2. Görüşme Süreci: Başından beri bu konuda endişelerimizi tekrarladık. Başbakan Erdoğan, önce örgütün tasfiyesi konusunda başarılı bir politika yürüttü. Ancak iki ay daha beklenmeden sürecin başlaması, örgütün gücünü toplamasına fırsat verirken, teröristbaşını da siyasî aktör hâline getirdi. Başbakan Erdoğan gibi dünya çapında bir siyaset adamı, siyaseten yıpranma ihtimalini düşünmemiş olamaz. Demek ki Erdoğan, riski göze alıp kanın durdurulması için fedakârlıkta bulunmuştur. Halbuki, teröristbaşı ve örgüt yöneticileri sözüne güvenilecek kişiler değildir. Nihaî hedefleri Türkiye'yi parçalayıp ayrı devlet kurmaktır. Lâkin, şu hususu takdirle kaydetmek isteriz ki, Sürecin tamamen neticesiz kaldığı da söylenemez. Başbakan, ellerinden geleni yaptıklarını Kürt seçmene anlatabilecektir. Diğer yandan, ihmal edilen yüzde 90'lık seçmen kitlesine de artık susadığı mesajlar verilmeli ve CHP ile MHP'nin istismarı önlenmelidir. Zira mesele AK Parti'ye oy kaybettirmektedir.

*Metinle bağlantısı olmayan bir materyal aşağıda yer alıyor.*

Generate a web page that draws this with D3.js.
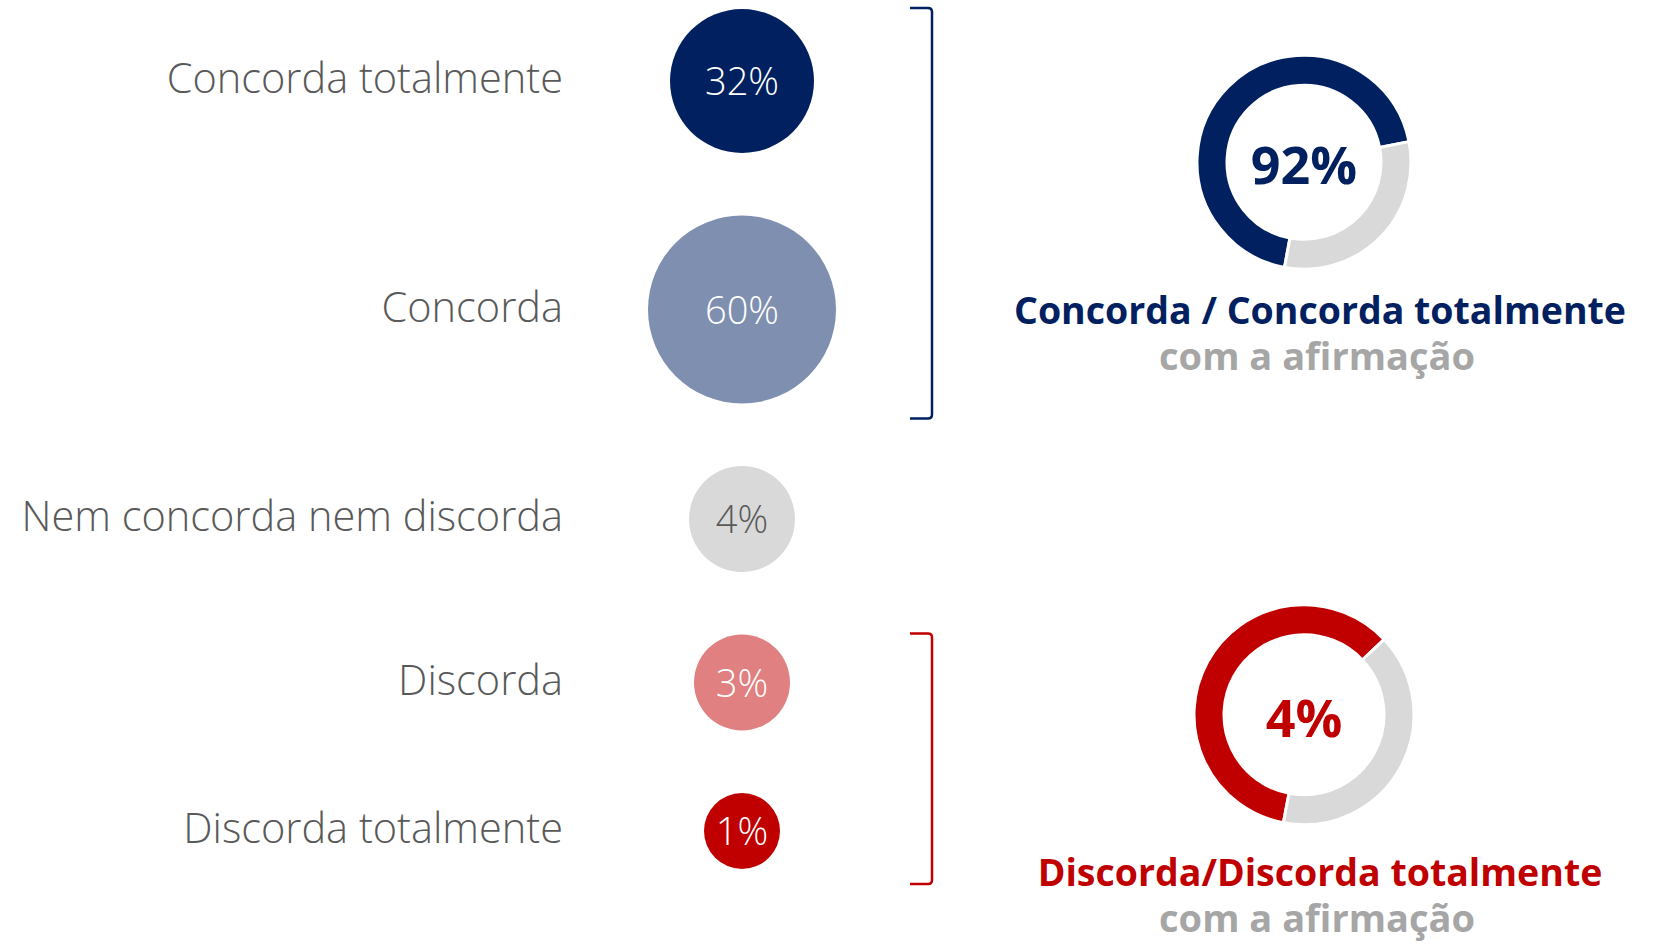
<!DOCTYPE html>
<html>
<head>
<meta charset="utf-8">
<script src="https://cdn.jsdelivr.net/npm/d3@7"></script>
<style>
  body { margin: 0; background: #fff; }
  text { font-family: "Open Sans", "Lato", sans-serif; }
</style>
</head>
<body>
<script>
// answer categories, top to bottom
var categories = ["Concorda totalmente", "Concorda", "Nem concorda nem discorda", "Discorda", "Discorda totalmente"];
var values = [32, 60, 4, 3, 1];
var fills = ["#002060", "#7f8fb0", "#d9d9d9", "#e08080", "#c00000"];
var valueColors = ["#ffffff", "#ffffff", "#595959", "#ffffff", "#ffffff"];

// groups on the right (bracket + donut)
var groupTitles = ["Concorda / Concorda totalmente", "Discorda/Discorda totalmente"];
var groupSubtitle = "com a afirmação";
var groupTotals = [92, 4];
var groupFirst = [0, 3];
var groupLast = [1, 4];
var groupColors = ["#002060", "#c00000"];
var ringShares = [[69, 31], [60, 40]];   // share of the ring in colour / grey
var ringStartDeg = [190.5, 190.8];

var width = 1653, height = 945;

var svg = d3.select("body").append("svg")
    .attr("width", width)
    .attr("height", height);

// bubble radius, not area-true
var r = d3.scaleLinear()
    .domain([1, 4, 32, 60])
    .range([38, 53, 72, 94]);

var cx = 742;
var gap = 62.5;
// stack the bubbles one under the other with an equal gap
var cy = [];
var yy = 9;
values.forEach(function (v, i) {
    cy.push(yy + r(v));
    yy += 2 * r(v) + gap;
});

var rows = svg.append("g").selectAll("g")
    .data(values)
    .enter().append("g");

rows.append("circle")
    .attr("cx", cx)
    .attr("cy", function (d, i) { return cy[i]; })
    .attr("r", function (d) { return r(d); })
    .attr("fill", function (d, i) { return fills[i]; });

rows.append("text")
    .attr("x", cx)
    .attr("y", function (d, i) { return cy[i] + 14; })
    .attr("text-anchor", "middle")
    .style("font-size", "38px")
    .style("font-weight", 300)
    .attr("fill", function (d, i) { return valueColors[i]; })
    .text(function (d) { return d + "%"; });

rows.append("text")
    .attr("x", 563)
    .attr("y", function (d, i) { return cy[i] + 12; })
    .attr("text-anchor", "end")
    .style("font-size", "41.5px")
    .style("font-weight", 300)
    .attr("fill", "#595959")
    .text(function (d, i) { return categories[i]; });

// brackets, donuts and titles
var bx = 932;
var pie = d3.pie().sort(null).value(function (d) { return d; });
var donutX = 1304;
var outerR = [107, 110];
var donutLift = [51, 44];
var titleDrop = [55, 61];

groupTitles.forEach(function (title, g) {
    var a = groupFirst[g], b = groupLast[g];
    var top = cy[a] - r(values[a]) - 1;
    var bottom = cy[b] + r(values[b]) + 15;

    svg.append("path")
        .attr("d", "M910," + top + "H" + (bx - 4) + "Q" + bx + "," + top + " " + bx + "," + (top + 4) +
            "V" + (bottom - 4) + "Q" + bx + "," + bottom + " " + (bx - 4) + "," + bottom + "H910")
        .attr("fill", "none")
        .attr("stroke", groupColors[g])
        .attr("stroke-width", 2.5);

    var dy = (top + bottom) / 2 - donutLift[g];
    var R = outerR[g];
    var start = ringStartDeg[g] * Math.PI / 180;
    var arc = d3.arc().innerRadius(R - 30).outerRadius(R);
    var donut = svg.append("g")
        .attr("transform", "translate(" + donutX + "," + dy + ")");

    donut.selectAll("path")
        .data(pie.startAngle(start).endAngle(start + 2 * Math.PI)(ringShares[g]))
        .enter().append("path")
        .attr("d", arc)
        .attr("fill", function (d, i) { return i == 0 ? groupColors[g] : "#d9d9d9"; })
        .attr("stroke", "#fff")
        .attr("stroke-width", 3);

    donut.append("text")
        .attr("y", 22)
        .attr("text-anchor", "middle")
        .style("font-size", "52px")
        .style("font-weight", 700)
        .attr("fill", groupColors[g])
        .text(groupTotals[g] + "%");

    // title and subtitle as two lines of one text block
    var ty = dy + R + titleDrop[g];
    var block = svg.append("text")
        .attr("text-anchor", "middle")
        .style("font-weight", 700);
    block.append("tspan")
        .attr("x", 1320)
        .attr("y", ty)
        .style("font-size", "37.5px")
        .attr("fill", groupColors[g])
        .text(title);
    block.append("tspan")
        .attr("x", 1317)
        .attr("y", ty + 46)
        .style("font-size", "38px")
        .attr("fill", "#a6a6a6")
        .text(groupSubtitle);
});
</script>
</body>
</html>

3. Demokratikleşme Paketi: Demokratikleşme Paketi'nin çıkarılması, dünya ve Türkiye kamuoyu bakımından olumlu karşılanacak ve eylül sonunda yapılması planlanan komployu tesirsiz bırakacaktır. Ancak, başta siyasî kimliğin tekliği olmak üzere, özerk yönetim ve ana dilde eğitimde çok dikkat etmek ve bu ayrışmaya giden yollara sapmamak lâzımdır.
4. Eylül Komplosu: Eylüldeki muhtemel sokak hareketlerine ve şiddet gösterilerine karşı dikkatli olmak, demokrasi ve hukuka uygun olanlarına izin verirken şiddet ve terör eylemlerine hukuk çerçevesinde kararlı şekilde müdahale etmek gerekir. Bu komplonun da Gezi Komplosu gibi tersine çevrilmesi lâzımdır. Bu arada (Gezi Olaylarında dolaylı olarak içinde bulunan) PKK- KCK- BDP de eylül komplosunda dişini açıkça gösterecektir.